◆ SHORT TASK ◆
Reproduce all the lines exactly as they stand, apart from the pictures.

◆ DATA SECTION ◆
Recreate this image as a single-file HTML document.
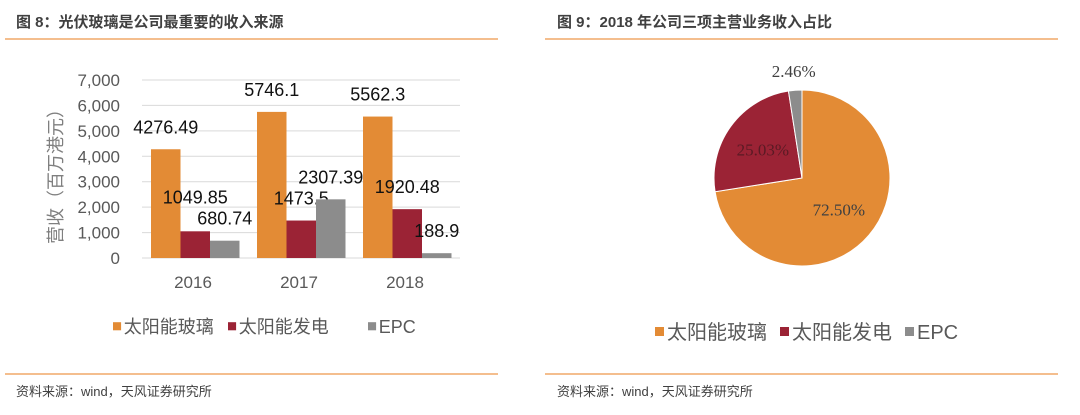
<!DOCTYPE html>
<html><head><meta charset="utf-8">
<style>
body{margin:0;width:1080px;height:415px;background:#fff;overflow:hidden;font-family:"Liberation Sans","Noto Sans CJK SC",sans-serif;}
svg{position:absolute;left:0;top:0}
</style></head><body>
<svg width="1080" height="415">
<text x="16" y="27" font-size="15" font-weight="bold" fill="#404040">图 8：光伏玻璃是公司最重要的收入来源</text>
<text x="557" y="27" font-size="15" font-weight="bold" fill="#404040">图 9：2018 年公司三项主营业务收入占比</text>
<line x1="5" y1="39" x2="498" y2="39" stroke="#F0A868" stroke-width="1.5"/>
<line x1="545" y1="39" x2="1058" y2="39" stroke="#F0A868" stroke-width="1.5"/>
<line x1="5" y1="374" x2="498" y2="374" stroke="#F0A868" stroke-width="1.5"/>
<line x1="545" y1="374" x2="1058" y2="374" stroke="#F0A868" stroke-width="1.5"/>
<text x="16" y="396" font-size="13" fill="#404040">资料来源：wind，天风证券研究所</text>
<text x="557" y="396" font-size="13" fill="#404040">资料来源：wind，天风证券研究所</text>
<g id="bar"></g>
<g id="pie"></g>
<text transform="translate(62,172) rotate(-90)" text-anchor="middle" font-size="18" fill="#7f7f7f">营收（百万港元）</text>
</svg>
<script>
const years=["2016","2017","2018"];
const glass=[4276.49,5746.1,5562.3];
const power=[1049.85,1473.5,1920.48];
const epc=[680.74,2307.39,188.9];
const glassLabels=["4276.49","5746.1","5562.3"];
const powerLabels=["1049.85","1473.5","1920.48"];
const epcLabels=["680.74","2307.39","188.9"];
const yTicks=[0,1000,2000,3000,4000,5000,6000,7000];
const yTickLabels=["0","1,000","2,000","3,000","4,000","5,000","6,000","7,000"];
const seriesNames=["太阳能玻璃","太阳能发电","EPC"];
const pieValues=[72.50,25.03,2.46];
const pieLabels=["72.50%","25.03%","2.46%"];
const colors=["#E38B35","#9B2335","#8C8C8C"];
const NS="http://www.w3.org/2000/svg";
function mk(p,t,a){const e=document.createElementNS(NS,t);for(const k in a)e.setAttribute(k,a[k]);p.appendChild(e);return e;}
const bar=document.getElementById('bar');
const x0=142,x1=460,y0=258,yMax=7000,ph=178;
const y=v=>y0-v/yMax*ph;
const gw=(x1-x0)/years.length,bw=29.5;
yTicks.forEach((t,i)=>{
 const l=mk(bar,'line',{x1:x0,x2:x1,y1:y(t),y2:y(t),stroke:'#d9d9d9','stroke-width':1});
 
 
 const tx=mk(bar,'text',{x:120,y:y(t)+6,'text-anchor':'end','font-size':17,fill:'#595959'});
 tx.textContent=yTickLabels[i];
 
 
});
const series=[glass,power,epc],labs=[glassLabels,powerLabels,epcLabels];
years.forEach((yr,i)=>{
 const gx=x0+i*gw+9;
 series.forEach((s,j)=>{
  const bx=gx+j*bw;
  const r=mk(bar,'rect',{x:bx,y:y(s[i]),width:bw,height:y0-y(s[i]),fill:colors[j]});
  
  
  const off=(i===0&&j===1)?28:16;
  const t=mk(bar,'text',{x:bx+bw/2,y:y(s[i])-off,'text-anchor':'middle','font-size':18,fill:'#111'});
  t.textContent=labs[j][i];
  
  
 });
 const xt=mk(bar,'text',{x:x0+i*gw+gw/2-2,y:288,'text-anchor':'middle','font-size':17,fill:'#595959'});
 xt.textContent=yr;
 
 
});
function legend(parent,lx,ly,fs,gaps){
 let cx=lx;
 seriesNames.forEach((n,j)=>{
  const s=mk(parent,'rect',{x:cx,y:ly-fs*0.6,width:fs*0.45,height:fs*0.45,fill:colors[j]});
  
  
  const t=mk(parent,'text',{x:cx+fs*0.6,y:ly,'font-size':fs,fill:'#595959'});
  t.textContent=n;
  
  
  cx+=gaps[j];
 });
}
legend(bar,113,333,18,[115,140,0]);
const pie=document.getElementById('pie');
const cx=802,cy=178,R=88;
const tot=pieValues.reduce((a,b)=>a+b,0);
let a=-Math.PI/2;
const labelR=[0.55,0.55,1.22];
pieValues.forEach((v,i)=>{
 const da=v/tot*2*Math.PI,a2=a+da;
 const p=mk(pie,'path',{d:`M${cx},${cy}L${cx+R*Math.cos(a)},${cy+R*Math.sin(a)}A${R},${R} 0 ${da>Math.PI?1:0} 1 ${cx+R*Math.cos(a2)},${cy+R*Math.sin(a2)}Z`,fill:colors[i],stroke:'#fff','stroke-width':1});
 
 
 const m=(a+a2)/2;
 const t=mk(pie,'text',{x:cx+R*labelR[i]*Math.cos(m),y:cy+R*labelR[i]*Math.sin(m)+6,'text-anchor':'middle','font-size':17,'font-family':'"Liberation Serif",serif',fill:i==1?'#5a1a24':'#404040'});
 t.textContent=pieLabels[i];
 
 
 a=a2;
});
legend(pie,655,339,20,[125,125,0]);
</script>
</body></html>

◆ REPLY TO THE EXERCISE ◆
Recreate this image as a single-file HTML document.
<!DOCTYPE html>
<html><head><meta charset="utf-8">
<style>
body{margin:0;width:1080px;height:415px;background:#fff;overflow:hidden;font-family:"Liberation Sans","Noto Sans CJK SC",sans-serif;}
svg{position:absolute;left:0;top:0}
</style></head><body>
<svg width="1080" height="415">
<text x="16" y="27" font-size="15" font-weight="bold" fill="#404040">图 8：光伏玻璃是公司最重要的收入来源</text>
<text x="557" y="27" font-size="15" font-weight="bold" fill="#404040">图 9：2018 年公司三项主营业务收入占比</text>
<line x1="5" y1="39" x2="498" y2="39" stroke="#F0A868" stroke-width="1.5"/>
<line x1="545" y1="39" x2="1058" y2="39" stroke="#F0A868" stroke-width="1.5"/>
<line x1="5" y1="374" x2="498" y2="374" stroke="#F0A868" stroke-width="1.5"/>
<line x1="545" y1="374" x2="1058" y2="374" stroke="#F0A868" stroke-width="1.5"/>
<text x="16" y="396" font-size="13" fill="#404040">资料来源：wind，天风证券研究所</text>
<text x="557" y="396" font-size="13" fill="#404040">资料来源：wind，天风证券研究所</text>
<g id="bar"></g>
<g id="pie"></g>
<text transform="translate(62,172) rotate(-90)" text-anchor="middle" font-size="18" fill="#7f7f7f">营收（百万港元）</text>
</svg>
<script>
const years=["2016","2017","2018"];
const glass=[4276.49,5746.1,5562.3];
const power=[1049.85,1473.5,1920.48];
const epc=[680.74,2307.39,188.9];
const glassLabels=["4276.49","5746.1","5562.3"];
const powerLabels=["1049.85","1473.5","1920.48"];
const epcLabels=["680.74","2307.39","188.9"];
const yTicks=[0,1000,2000,3000,4000,5000,6000,7000];
const yTickLabels=["0","1,000","2,000","3,000","4,000","5,000","6,000","7,000"];
const seriesNames=["太阳能玻璃","太阳能发电","EPC"];
const pieValues=[72.50,25.03,2.46];
const pieLabels=["72.50%","25.03%","2.46%"];
const colors=["#E38B35","#9B2335","#8C8C8C"];
const NS="http://www.w3.org/2000/svg";
function mk(p,t,a){const e=document.createElementNS(NS,t);for(const k in a)e.setAttribute(k,a[k]);p.appendChild(e);return e;}
const bar=document.getElementById('bar');
const x0=142,x1=460,y0=258,yMax=7000,ph=178;
const y=v=>y0-v/yMax*ph;
const gw=(x1-x0)/years.length,bw=29.5;
yTicks.forEach((t,i)=>{
 const l=mk(bar,'line',{x1:x0,x2:x1,y1:y(t),y2:y(t),stroke:'#d9d9d9','stroke-width':1});
 
 
 const tx=mk(bar,'text',{x:120,y:y(t)+6,'text-anchor':'end','font-size':17,fill:'#595959'});
 tx.textContent=yTickLabels[i];
 
 
});
const series=[glass,power,epc],labs=[glassLabels,powerLabels,epcLabels];
years.forEach((yr,i)=>{
 const gx=x0+i*gw+9;
 series.forEach((s,j)=>{
  const bx=gx+j*bw;
  const r=mk(bar,'rect',{x:bx,y:y(s[i]),width:bw,height:y0-y(s[i]),fill:colors[j]});
  
  
  const off=(i===0&&j===1)?28:16;
  const t=mk(bar,'text',{x:bx+bw/2,y:y(s[i])-off,'text-anchor':'middle','font-size':18,fill:'#111'});
  t.textContent=labs[j][i];
  
  
 });
 const xt=mk(bar,'text',{x:x0+i*gw+gw/2-2,y:288,'text-anchor':'middle','font-size':17,fill:'#595959'});
 xt.textContent=yr;
 
 
});
function legend(parent,lx,ly,fs,gaps){
 let cx=lx;
 seriesNames.forEach((n,j)=>{
  const s=mk(parent,'rect',{x:cx,y:ly-fs*0.6,width:fs*0.45,height:fs*0.45,fill:colors[j]});
  
  
  const t=mk(parent,'text',{x:cx+fs*0.6,y:ly,'font-size':fs,fill:'#595959'});
  t.textContent=n;
  
  
  cx+=gaps[j];
 });
}
legend(bar,113,333,18,[115,140,0]);
const pie=document.getElementById('pie');
const cx=802,cy=178,R=88;
const tot=pieValues.reduce((a,b)=>a+b,0);
let a=-Math.PI/2;
const labelR=[0.55,0.55,1.22];
pieValues.forEach((v,i)=>{
 const da=v/tot*2*Math.PI,a2=a+da;
 const p=mk(pie,'path',{d:`M${cx},${cy}L${cx+R*Math.cos(a)},${cy+R*Math.sin(a)}A${R},${R} 0 ${da>Math.PI?1:0} 1 ${cx+R*Math.cos(a2)},${cy+R*Math.sin(a2)}Z`,fill:colors[i],stroke:'#fff','stroke-width':1});
 
 
 const m=(a+a2)/2;
 const t=mk(pie,'text',{x:cx+R*labelR[i]*Math.cos(m),y:cy+R*labelR[i]*Math.sin(m)+6,'text-anchor':'middle','font-size':17,'font-family':'"Liberation Serif",serif',fill:i==1?'#5a1a24':'#404040'});
 t.textContent=pieLabels[i];
 
 
 a=a2;
});
legend(pie,655,339,20,[125,125,0]);
</script>
</body></html>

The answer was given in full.